Landing a legal position is a big deal! As you know, there was a lot of behind the scenes work to get your foot in the door.
With the great responsibility comes great expectations like becoming licensed by a certain deadline. As part of the licensing process, you need to do your part to pass the bar exam. This is easier said than done because you really need an effective approach and consistent strategy to make it to the other side. Not only is the exam tough, but the added pressure to perform for a job can weigh heavily on you.
Here are some tips for dealing with the pressure from an employer to pass the bar:
You have a position you really want, but they made clear you must pass the exam. Perhaps it’s not the first time they’ve given you a deadline, and they were kind enough to extend it. Other times, it’s a clear-cut rule that you must pass, or you will be let go. It’s nerve-wracking to have so much count on an exam that can feel out of your control.
You can help the situation by communicating with your employer.
Be very clear with your employer about your intent to give the exam your greatest effort, and your priority to continue working for them.
Show your will, determination, and persistence to your employer. Show them the truth– you are not taking this lightly and will put in your greatest effort.
Make a Plan
While you are at it, be sure to discuss your schedule. You need a clear idea of the time you will have to study. Will you be expected to work and study, and if so, at what point can you request time off and for how long? In some workplaces, the employer expects you to juggle both. Some employers are overwhelmed with legal work and simply forget to take into consideration that you must study. For these reasons, you need to advocate yourself and out your foot down about the time you need to dedicate to this goal.
If you are stuck working and studying, you will need to evaluate and intentionally plan around juggling the two.
You are not alone. Many test takers are in this position as life doesn’t always pause for the exam. One of the ways you can get guidance on how to do it is seeking help from licensed attorney alumni from your school, or your network.
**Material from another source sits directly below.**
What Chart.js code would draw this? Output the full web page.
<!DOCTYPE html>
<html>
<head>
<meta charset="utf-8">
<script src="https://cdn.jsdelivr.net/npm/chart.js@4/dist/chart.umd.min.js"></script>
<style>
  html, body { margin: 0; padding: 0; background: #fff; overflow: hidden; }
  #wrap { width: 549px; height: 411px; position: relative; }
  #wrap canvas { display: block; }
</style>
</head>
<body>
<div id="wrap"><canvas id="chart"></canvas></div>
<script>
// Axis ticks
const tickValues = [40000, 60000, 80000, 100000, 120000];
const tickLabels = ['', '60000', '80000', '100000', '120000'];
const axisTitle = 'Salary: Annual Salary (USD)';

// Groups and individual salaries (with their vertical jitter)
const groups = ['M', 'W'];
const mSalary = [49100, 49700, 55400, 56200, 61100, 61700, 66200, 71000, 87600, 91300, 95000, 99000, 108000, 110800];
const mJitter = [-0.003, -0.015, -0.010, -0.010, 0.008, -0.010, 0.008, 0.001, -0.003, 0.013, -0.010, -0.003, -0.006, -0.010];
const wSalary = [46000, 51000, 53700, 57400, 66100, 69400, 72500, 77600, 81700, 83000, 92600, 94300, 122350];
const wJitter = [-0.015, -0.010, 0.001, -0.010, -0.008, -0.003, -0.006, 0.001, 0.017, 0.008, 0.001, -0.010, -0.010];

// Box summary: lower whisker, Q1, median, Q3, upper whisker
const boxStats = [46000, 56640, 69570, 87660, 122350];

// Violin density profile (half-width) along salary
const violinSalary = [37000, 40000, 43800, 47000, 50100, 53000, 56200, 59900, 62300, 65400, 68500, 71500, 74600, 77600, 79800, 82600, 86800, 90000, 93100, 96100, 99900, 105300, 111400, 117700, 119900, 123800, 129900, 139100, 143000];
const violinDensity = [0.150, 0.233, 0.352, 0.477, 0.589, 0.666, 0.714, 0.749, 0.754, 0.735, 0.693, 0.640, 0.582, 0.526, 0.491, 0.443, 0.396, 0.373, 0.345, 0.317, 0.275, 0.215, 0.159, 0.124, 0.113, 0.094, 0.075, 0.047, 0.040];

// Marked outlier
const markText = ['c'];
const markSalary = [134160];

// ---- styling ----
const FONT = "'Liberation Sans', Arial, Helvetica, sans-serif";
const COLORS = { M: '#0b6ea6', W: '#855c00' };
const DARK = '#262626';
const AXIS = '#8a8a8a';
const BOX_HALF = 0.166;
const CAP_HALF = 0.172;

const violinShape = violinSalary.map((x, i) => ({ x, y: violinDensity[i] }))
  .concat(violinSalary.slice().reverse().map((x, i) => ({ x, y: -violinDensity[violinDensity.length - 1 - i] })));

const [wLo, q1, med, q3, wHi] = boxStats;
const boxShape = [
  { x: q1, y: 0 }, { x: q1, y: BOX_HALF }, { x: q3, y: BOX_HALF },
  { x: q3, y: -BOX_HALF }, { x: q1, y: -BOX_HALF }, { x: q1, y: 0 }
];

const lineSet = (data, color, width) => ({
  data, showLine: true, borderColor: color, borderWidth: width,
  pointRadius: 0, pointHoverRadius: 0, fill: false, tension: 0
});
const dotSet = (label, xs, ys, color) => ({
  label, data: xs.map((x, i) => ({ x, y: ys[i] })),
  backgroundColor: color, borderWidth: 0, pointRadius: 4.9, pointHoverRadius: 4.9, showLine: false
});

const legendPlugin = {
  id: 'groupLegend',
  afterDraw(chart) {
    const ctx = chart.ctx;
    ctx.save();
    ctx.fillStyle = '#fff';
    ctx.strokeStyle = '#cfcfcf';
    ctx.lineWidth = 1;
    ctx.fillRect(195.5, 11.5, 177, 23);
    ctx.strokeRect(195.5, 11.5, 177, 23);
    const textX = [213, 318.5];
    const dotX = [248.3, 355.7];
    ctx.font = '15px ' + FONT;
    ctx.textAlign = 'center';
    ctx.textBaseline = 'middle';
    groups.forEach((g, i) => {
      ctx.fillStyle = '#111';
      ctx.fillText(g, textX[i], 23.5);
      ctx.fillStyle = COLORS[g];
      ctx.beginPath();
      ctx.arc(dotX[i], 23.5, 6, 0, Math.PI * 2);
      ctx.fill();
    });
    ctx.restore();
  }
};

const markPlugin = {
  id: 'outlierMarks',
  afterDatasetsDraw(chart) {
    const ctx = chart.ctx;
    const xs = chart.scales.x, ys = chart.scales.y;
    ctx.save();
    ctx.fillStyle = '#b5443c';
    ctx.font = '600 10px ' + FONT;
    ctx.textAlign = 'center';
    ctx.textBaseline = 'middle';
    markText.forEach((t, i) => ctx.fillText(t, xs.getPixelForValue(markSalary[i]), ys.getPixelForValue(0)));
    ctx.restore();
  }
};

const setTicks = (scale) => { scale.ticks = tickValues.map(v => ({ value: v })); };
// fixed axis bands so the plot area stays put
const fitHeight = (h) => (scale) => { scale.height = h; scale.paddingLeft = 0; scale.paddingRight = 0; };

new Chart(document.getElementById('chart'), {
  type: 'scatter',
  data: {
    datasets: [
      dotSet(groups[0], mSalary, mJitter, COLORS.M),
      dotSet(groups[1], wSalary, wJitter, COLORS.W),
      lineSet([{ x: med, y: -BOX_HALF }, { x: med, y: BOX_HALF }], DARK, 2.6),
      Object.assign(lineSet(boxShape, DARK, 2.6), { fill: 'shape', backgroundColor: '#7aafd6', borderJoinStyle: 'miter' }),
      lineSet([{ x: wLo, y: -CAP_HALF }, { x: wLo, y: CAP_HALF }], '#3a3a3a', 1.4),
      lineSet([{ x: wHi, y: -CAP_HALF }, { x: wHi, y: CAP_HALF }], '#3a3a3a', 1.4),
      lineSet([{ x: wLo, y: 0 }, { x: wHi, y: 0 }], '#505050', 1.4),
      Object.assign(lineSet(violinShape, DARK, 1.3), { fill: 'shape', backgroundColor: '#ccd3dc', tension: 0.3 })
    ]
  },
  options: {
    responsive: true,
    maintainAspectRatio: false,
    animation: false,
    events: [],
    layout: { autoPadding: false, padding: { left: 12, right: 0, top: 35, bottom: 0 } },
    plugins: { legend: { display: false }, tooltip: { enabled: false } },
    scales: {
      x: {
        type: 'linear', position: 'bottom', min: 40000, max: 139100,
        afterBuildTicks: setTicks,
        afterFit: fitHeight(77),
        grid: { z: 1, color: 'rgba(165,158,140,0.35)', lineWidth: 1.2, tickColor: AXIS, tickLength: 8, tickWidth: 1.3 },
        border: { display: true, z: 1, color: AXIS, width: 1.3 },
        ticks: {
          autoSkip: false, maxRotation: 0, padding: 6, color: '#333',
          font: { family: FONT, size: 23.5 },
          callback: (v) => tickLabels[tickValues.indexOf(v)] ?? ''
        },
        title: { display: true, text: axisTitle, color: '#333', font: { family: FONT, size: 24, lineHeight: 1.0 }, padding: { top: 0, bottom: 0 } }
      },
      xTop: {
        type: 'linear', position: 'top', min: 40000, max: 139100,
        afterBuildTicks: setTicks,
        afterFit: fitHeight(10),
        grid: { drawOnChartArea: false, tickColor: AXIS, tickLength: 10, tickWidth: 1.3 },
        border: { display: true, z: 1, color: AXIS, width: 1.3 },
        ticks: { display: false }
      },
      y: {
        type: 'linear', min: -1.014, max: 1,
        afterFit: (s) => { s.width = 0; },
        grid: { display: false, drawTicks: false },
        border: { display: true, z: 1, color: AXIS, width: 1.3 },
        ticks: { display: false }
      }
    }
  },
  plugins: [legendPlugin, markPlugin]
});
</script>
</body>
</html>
Ask your supervising attorneys for their best advice about the exam and seek out mentors at work that have gone through it and passed. There is always something to learn.
Focus on Yourself
Yes, your job hinges on your score, but this is also about you and not your employer. It may be hard to separate the two. Before this employer came into the picture, you got yourself into law school, and put in the hard work to make it happen for you. Then, you landed the job you have. Employer rules around bar passage were there before you started and will continue if you choose to move on. Recognize that you are taking the bar to become licensed for yourself. It reminds me of when I was preparing to run my first marathon, and I told someone that I was “running for” my friend because she was injured from an accident and couldn’t run the race. The person replied that although it was “noble” to do this “for” someone, I really should be running the 26.2 miles for myself. It took me so many years to realize how important this was to hear. It is not easy landing a job. But you can lose yourself in doing thing “for” your job when you are taking this major step for YOU. If you pass the exam, your bar license will go with you after you leave this job.
When you give attention to the worst-case scenario if you do not pass, then your energy and focus gets misplaced on worry and fear. To pass, you need 100% of your focus and efforts to go into building, refining, and showcasing your abilities. A healthy dose of anxiety is helpful. Studies show that you need a little of that adrenaline to be on top of your game. Even the greatest athletes can go out there and be worried, but they channel their concern into confidence in their performance. You cannot carry the weight of anxiety and the confidence at the same time without your work and abilities taking a hit.
Keep Your Options Open
Ideally, you want to keep this job. It makes sense. Afterall, you have invested your time and efforts into making it to this point. However, there is no harm in keeping an open mind about your options. I was personally in this situation, and as much as the employer requiring the bar was my preference at time—I ended up really liking the other options out there. The options that didn’t care if I was licensed right away. I did not even know these existed, but they do! By putting things into perspective and believing that things will in some way work out, it takes the pressure off the job’s expectations, and helps you focus back on yourself and why you are doing this.